Ketua ATL Kepuluan Riau, Abdul Kadir Ibrahim yang juga merupakan Kepala Dinas Komunikasi dan Informatika Kota Tanjungpinang, berkesempatan membacakan puisi secara virtual dalam pembukaan Lokakarya Daring Asosiali Tradisi Lisan tersebut.

Akib sapaan akrabnya, membaca puisi bertajuk “Sehabis Mengantar Jenazah” dalam kumpulan puisi “Hujan Bulan Juni” karya Sapardi Djoko Damono.

Kemudian, Akib pun mempersembahkan puisi "Cinta Kuntum Pecah" yang merupakan karyanya sendiri. Puisi ini diciptakan Akib setelah kepergian Sang sastrawan.

M. Yoeseof, Pengurus ATL yang juga dosen Fakultas Ilmu Bahasa Universitas Indonesia mempersembahkan lagu “aku ingin” secara akustik yang merupakan puisi karya almarhum tahun 1989 yang juga dijadikan soundtrack film “cinta dalam sepotong roti”.

Kegiatan dilanjutkan dengan Kajian Tradisi Lisan oleh pemateri, diantaranya Prof. I Made Suastika ketua ATL Bali sekaligus dosen UNUD, Prof. Usman Rianse ketua ATL Sulawesi Tenggara yang juga dosen UHO, dan  Abdul Kadir Ibrahim, ketua ATL Kepri dan kadis kominfo Tanjungpinang.

Pemateri mempresentasikan hasil kajian tradisi di masing-masing daerahnya. Ketua ATL Bali menyampaikan tentang tradisi struktur bangunan dan tata letak perkampungan adat di bali. Ketua ATL Sultra, memaparkan implementasi kearifan budaya di daerahnya, dan ketua ATL Kepri, pada kesempatan itu memaparkan kearifan lokal tradisi lisan tanah melayu.

Dalam materinya, Akib mempresentasikan Kearifan lokal tradisi lisan yang dipetik dari puisi Sapardi Djoko Damono. Dengan mengaitkan puisi karya Sapardi dengan tradisi lisan.

Diawal, Akib memaparkan warisan budaya lokal melayu seperti penyelenggaraan prosesi adat atau penyambutan orang besar, upacara, tepuk tepung tawar, tanjak, baju kurung, juga tradisi lisan berpantun.

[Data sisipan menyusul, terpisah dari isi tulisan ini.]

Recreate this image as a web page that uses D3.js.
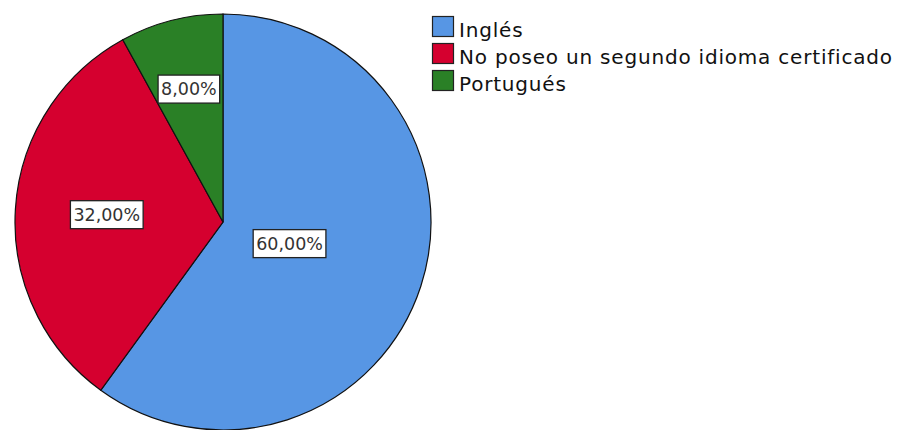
<html>
<head>
	<style type="text/css">
		body{ margin:0; background:#fff; }
		svg{ display:block; }
		text{ font-family:"DejaVu Sans", sans-serif; }
	</style>
	<script src="https://cdnjs.cloudflare.com/ajax/libs/d3/7.8.5/d3.min.js"></script>
</head>
<body>
	<svg id="svg" width="901" height="430"></svg>
	<script type="text/javascript">

		var categories = ["Inglés", "No poseo un segundo idioma certificado", "Portugués"];
		var values = [60, 32, 8];
		var colors = ["#5796e4", "#d5002f", "#2a8026"];

		var cx = 223, cy = 222, radius = 208;

		var svg = d3.select("#svg");
		var g = svg.append("g").attr("transform", "translate(" + cx + "," + cy + ")");

		var data = categories.map(function(c, i){ return {name:c, value:values[i], color:colors[i]}; });
		var pie = d3.pie().sort(null).value(function(d){ return d.value; });
		var arcs = pie(data);
		var arc = d3.arc().innerRadius(0).outerRadius(radius);

		g.selectAll("path").data(arcs).enter().append("path")
			.attr("d", arc)
			.style("fill", function(d){ return d.data.color; })
			.style("stroke", "#111")
			.style("stroke-width", 1.2);

		//labels at the centroid of each sector
		var fmt = function(v){ return v.toFixed(2).replace(".", ",") + "%"; };
		var labels = g.selectAll("g.lbl").data(arcs).enter().append("g")
			.attr("class", "lbl")
			.attr("transform", function(d){
				var half = (d.endAngle - d.startAngle) / 2;
				var mid = d.startAngle + half;
				var dist = 2 * radius * Math.sin(half) / (3 * half);
				return "translate(" + (Math.sin(mid) * dist) + "," + (-Math.cos(mid) * dist) + ")";
			});

		labels.append("text")
			.attr("text-anchor", "middle")
			.attr("dy", "0.36em")
			.style("font-size", "17.5px")
			.style("fill", "#333")
			.text(function(d){ return fmt(d.data.value); });

		labels.each(function(){
			var t = d3.select(this).select("text");
			var b = t.node().getBBox();
			d3.select(this).insert("rect", "text")
				.attr("x", b.x - 3).attr("y", -14)
				.attr("width", b.width + 6).attr("height", 28)
				.style("fill", "#fff")
				.style("stroke", "#222")
				.style("stroke-width", 1.3);
		});

		//legend
		var legend = svg.append("g").attr("transform", "translate(432,16)");
		var rows = legend.selectAll("g").data(data).enter().append("g")
			.attr("transform", function(d, i){ return "translate(0," + (i * 27) + ")"; });
		rows.append("rect")
			.attr("x", 0.5).attr("y", 0.5)
			.attr("width", 21).attr("height", 20)
			.style("fill", function(d){ return d.color; })
			.style("stroke", "#222")
			.style("stroke-width", 1.2);
		rows.append("text")
			.attr("x", 27).attr("y", 21)
			.style("font-size", "20px")
			.style("letter-spacing", "0.8px")
			.style("fill", "#111")
			.text(function(d){ return d.name; });

	</script>
</body>
</html>
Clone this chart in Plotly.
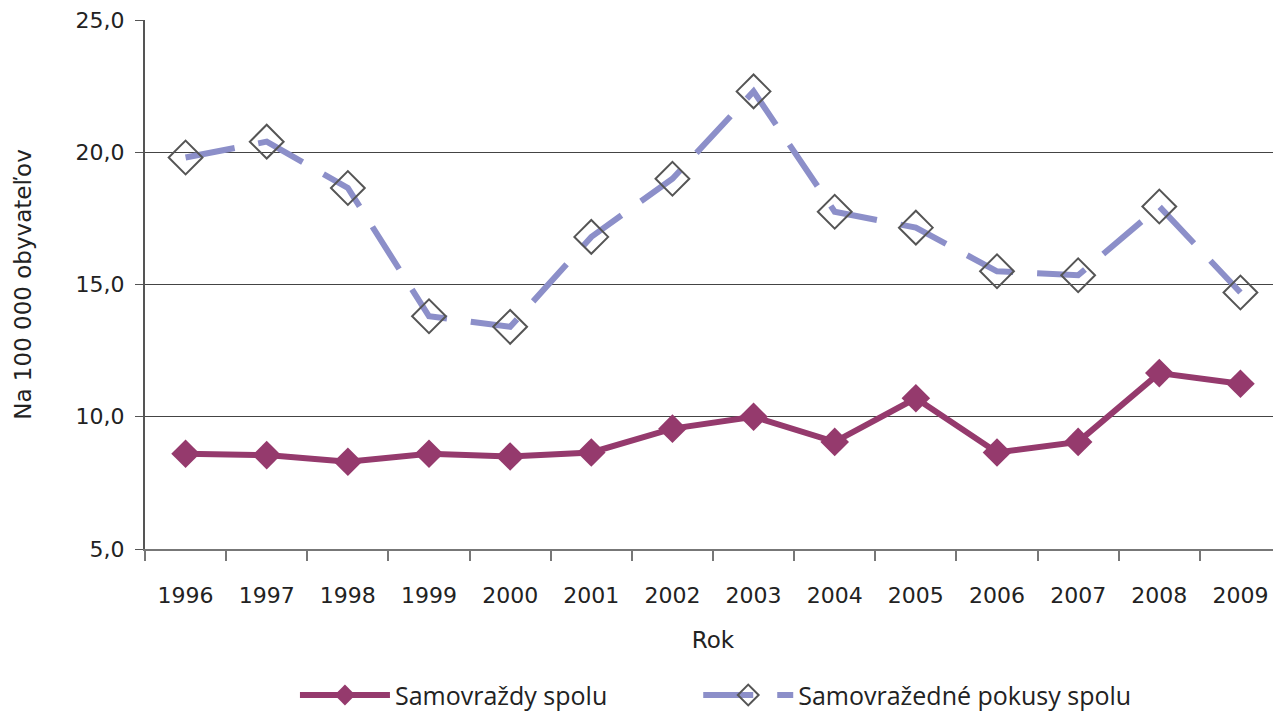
import plotly.graph_objects as go

years = ['1996', '1997', '1998', '1999', '2000', '2001', '2002',
         '2003', '2004', '2005', '2006', '2007', '2008', '2009']
samovrazdy = [8.6, 8.55, 8.3, 8.6, 8.5, 8.65, 9.55, 10.0, 9.05, 10.7, 8.65, 9.05, 11.65, 11.25]
pokusy = [19.8, 20.4, 18.65, 13.8, 13.4, 16.8, 19.0, 22.3, 17.75, 17.15, 15.5, 15.35, 17.95, 14.7]

axis_font = 'DejaVu Sans'
legend_font = 'Open Sans'

fig = go.Figure()
fig.add_trace(go.Scatter(
    x=years, y=samovrazdy,
    mode='lines+markers',
    name='Samovraždy spolu',
    line=dict(color='#953a6d', width=6),
    marker=dict(symbol='diamond', size=22, color='#953a6d'),
    legend='legend',
))
fig.add_trace(go.Scatter(
    x=years, y=pokusy,
    mode='lines+markers',
    name='Samovražedné pokusy spolu',
    line=dict(color='#8c8fc9', width=6, dash='50px,24px'),
    marker=dict(symbol='diamond-open', size=26, color='#555555',
                line=dict(width=2, color='#555555')),
    legend='legend2',
))

leg = dict(orientation='h', y=-0.233, yanchor='top', xanchor='left',
           font=dict(size=25, family=legend_font), itemwidth=90)

# the page body has an 8px margin, so the figure is shrunk by that much
fig.update_layout(
    width=1273, height=705,
    margin=dict(l=137, r=0, t=12, b=164, autoexpand=False),
    plot_bgcolor='white',
    paper_bgcolor='white',
    separators=', ',
    font=dict(family=axis_font, size=22, color='#222222'),
    showlegend=True,
    legend=dict(leg, x=0.132),
    legend2=dict(leg, x=0.487),
    xaxis=dict(
        type='category',
        range=[-0.5, 13.5],
        tickson='boundaries',
        ticks='outside', ticklen=10, tickwidth=2, tickcolor='#777777',
        ticklabelstandoff=26,
        showline=True, linecolor='#777777', linewidth=2,
        showgrid=False,
        automargin=False,
        tickfont=dict(size=22),
        title=dict(text='Rok', font=dict(size=23), standoff=24),
    ),
    yaxis=dict(
        range=[5, 25],
        dtick=5,
        tickformat='.1f',
        ticks='outside', ticklen=8, tickwidth=1, tickcolor='#555555',
        ticklabelstandoff=6,
        ticklabeloverflow='allow',
        showline=True, linecolor='#555555', linewidth=2,
        showgrid=True, gridcolor='#444444', gridwidth=1,
        zeroline=False,
        automargin=False,
        tickfont=dict(size=22),
        title=dict(text='Na 100 000 obyvateľov', font=dict(size=23), standoff=38),
    ),
)

fig.write_html("out.html")
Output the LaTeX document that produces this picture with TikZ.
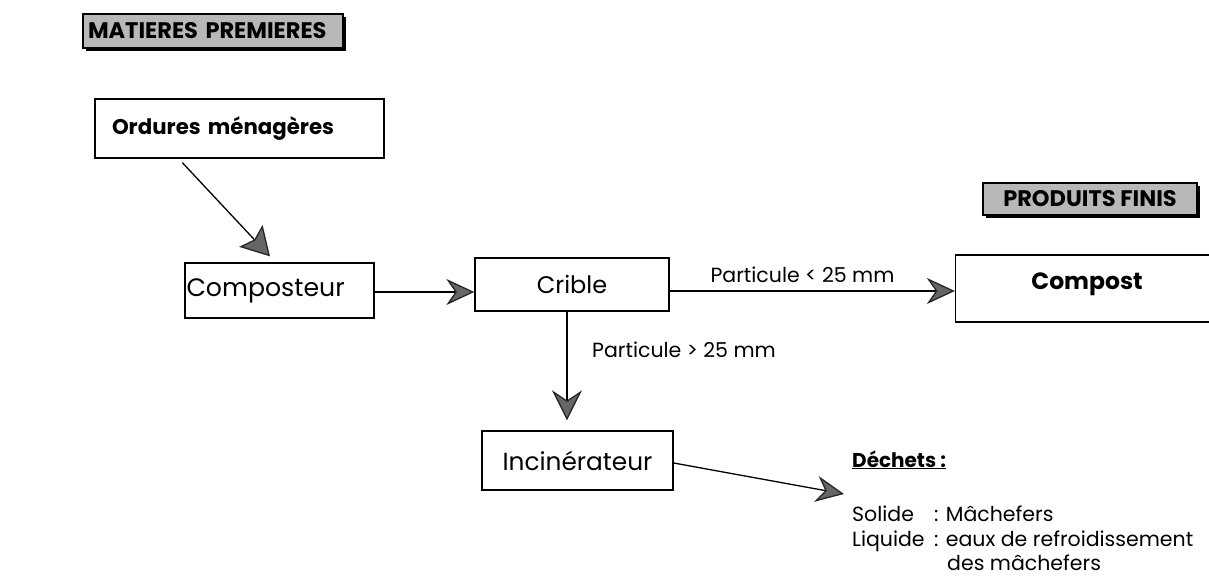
\documentclass[tikz,border=0pt]{standalone}
\usepackage{fontspec}
\setmainfont{Poppins}
\usetikzlibrary{arrows.meta,calc}
\begin{document}
\begin{tikzpicture}[x=1pt,y=-1pt,
  box/.style={draw=black,line width=1.3pt,inner sep=0pt,font=\fontsize{24}{28}\selectfont},
  hdr/.style={draw=black,line width=1.3pt,fill=black!28,inner sep=0pt,font=\bfseries\fontsize{22.5}{26}\selectfont},
  arr/.style={line width=1.3pt,draw=black,-{Stealth[length=28pt,width=26pt,inset=9pt,fill=black!60,color=black!85]}},
  lbl/.style={font=\fontsize{20.5}{24}\selectfont,inner sep=0pt},
  dl/.style={font=\fontsize{20.5}{24}\selectfont,inner sep=0pt,anchor=base west}]
\useasboundingbox (0,0) rectangle (1209,577);
\clip (0,0) rectangle (1209,577);
% headers
\fill[black] (86,17) rectangle (346,51);
\node[hdr,text width=250pt,align=left,inner xsep=5pt,minimum height=34pt] (mp) at (213,31) {MATIERES PREMIERES};
\fill[black] (986,186) rectangle (1200,218);
\node[hdr,minimum width=214pt,minimum height=32pt] (pf) at (1090,199) {PRODUITS FINIS};
% boxes
\node[box,text width=255pt,align=left,inner xsep=17pt,minimum height=59pt,font=\bfseries\fontsize{21.3}{25}\selectfont] (om) at (239.5,128.5) {Ordures ménagères};
\node[box,text width=186pt,align=left,inner xsep=1.5pt,minimum height=55pt,font=\fontsize{25.2}{29}\selectfont] (co) at (279.5,290.5) {Composteur};
\node[box,minimum width=194pt,minimum height=53pt] (cr) at (572,284.5) {Crible};
\node[box,minimum width=263pt,minimum height=67pt,font=\bfseries\fontsize{23.5}{27}\selectfont,text depth=14pt] (cp) at (1087,288.5) {Compost};
\node[box,minimum width=191pt,minimum height=59pt,font=\fontsize{24.8}{29}\selectfont] (in) at (577.5,460.5) {Incinérateur};
% arrows
\coordinate (o1) at ($(om.south west)+(88,4)$);
\coordinate (c1) at ($(co.north)+(-9.5,-6)$);
\draw[arr,-{Stealth[length=28pt,width=32pt,inset=5pt,fill=black!60,color=black!85]}] (o1) -- (c1);
\coordinate (c2) at ($(co.east)+(0,1.5)$);
\draw[arr] (c2) -- (c2 -| cr.west);
\coordinate (c3) at ($(cr.east)+(0,6.5)$);
\draw[arr] (c3) -- (c3 -| cp.west);
\node[lbl,anchor=base] (l1) at (802.5,282) {Particule < 25 mm};
\coordinate (c4) at ($(cr.south)+(-5,0)$);
\draw[arr,-{Stealth[length=30pt,width=30pt,inset=10pt,fill=black!60,color=black!85]}] (c4) -- ($(c4 |- in.north)+(0,-10)$);
\node[lbl,anchor=base west] (l2) at (592,357) {Particule > 25 mm};
\coordinate (i1) at ($(in.east)+(0,2.5)$);
\coordinate (d1) at (844,494);
\draw[arr] (i1) -- (d1);
% dechets
\node[anchor=base west,inner sep=0pt,font=\bfseries\fontsize{20}{24}\selectfont] (de) at (852,467) {\underline{Déchets :}};
\node[dl] (s1) at (852,521) {Solide};
\node[dl] (s2) at (934,521) {: Mâchefers};
\node[dl] (q1) at (852,546) {Liquide};
\node[dl] (q2) at (934,546) {: eaux de refroidissement};
\node[dl] (q3) at (947,570) {des mâchefers};
\end{tikzpicture}
\end{document}
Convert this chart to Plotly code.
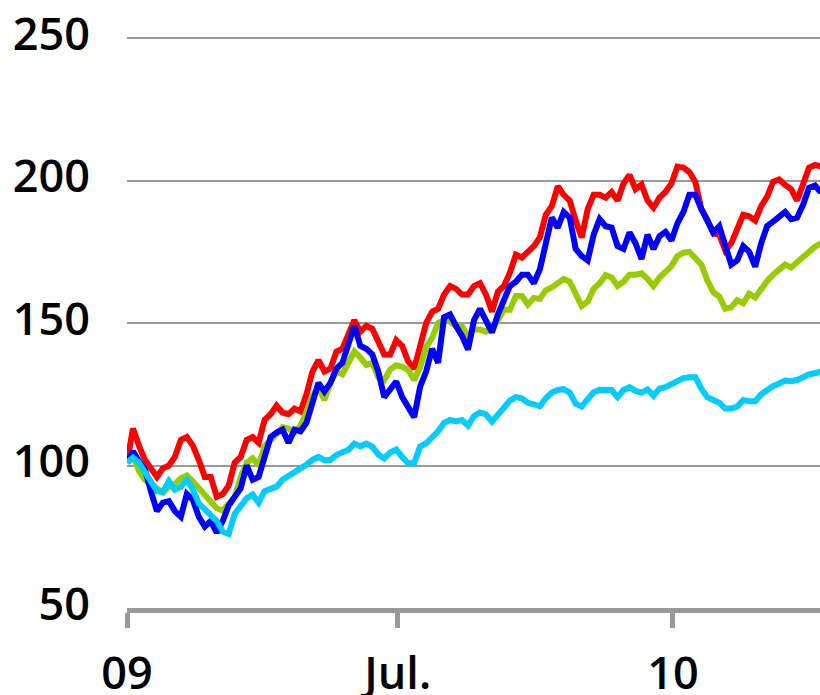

Kearifan lokal tradisi lisan, lanjut Akib, menjadi acuan, sandaran, pegangan dan ingatan setiap individu di dalam suatu suku-bangsa untuk menjadi individu yang senantiasa dapat memfungsikan akal pikiran dan hatinya, serta memanfaatkan badannya (tenaganya) hanya untuk kebenaran, kebaikan, dan kemuliaan.

"Kearifan lokal tradisi lisan telah menjadi sisi etik, standar moral, takaran budi pekerti yang melekat terhadap seseorang di dalam kelompok atau suku-bangsanya," papar Akib.

Menurut Akib, para penyair yang memanfaatkan tradisi (sastra) lisan di dalam karya sastra modernnya, terutama puisi, tidaklah mengambil atau menyalin seluruh bantuk (model) tradisi lisan berupa mantra, pantun, sapah-serapah, rampai-rampai, tawar-sejuk-sedingin ataupun jampi-jampi yang hidup berkembang di tengah masyarakat.

Para penyair akan melakukan ekprimen secara mendalam dan sungguh-sungguh terhadap tradisi lisan yang dipahaminya, dan akan berpikir keras apa yang mesti dilakukannya. Pada akhirnya, ada yang meniru (mengadopsi) bentuk, isi, gaya, bunyi, tatacara bahasa, susunan kata-kata, dan kegaibannya," terangnya.

Dari pengamatan Akib, baik dari puisi-puisi Sapardi atupun sejumlah nama lainnya, lebih banyak yang mengadopsi (meniru) model pantun dan syair. Belakangan, pengadopsian terhadap pantun dan syair itupun sudah berubah lagi, yang semua kalimat setiap baris di dalam bait-baitnya menjadi isi, dan tidak ada sampirannya.

Berkaitan dengan tradisi pantun ini, kata Akib, tidak semua puisi terlihat utuh seperti pantun, tetapi seolah-olah jika dibaca terasa seperti membaca pantun. Padahal dalam baitnya ada yang hanya tiga baris dan setiap barisnya tidak empat kata atau lebih tetapi ada hanya dua kata saja.

Akib pun mengaku kagum pada puisi-puisi karya Sapardi Djoko Damono. Menurutnya, sedemikian “lihai”, “mahir” atau cerdik memoles dan memanfaatkan sedemikian rupa segala hal-ikhwal yang nyatanya berkait-erat sedemikian serasi dan molek dengan tradisi lisan yang memang menjadi khazanah suku-bangsa di seluruh Indonesia.

Dapat dikatakan, tradisi lisan yang dimanfaatkan olehnya bukan hanya berupa “puisi rakyat” seperti mantra, sapah-serapah, tawar sejuk-dingin, jampi-jampi atau sejenisnya, tetapi sekaligus tradisi lisan yang berupa dongeng, cerita rakyat, folk lor, dan atau rampai-rampai perbualan budaya di dalam masyarakat.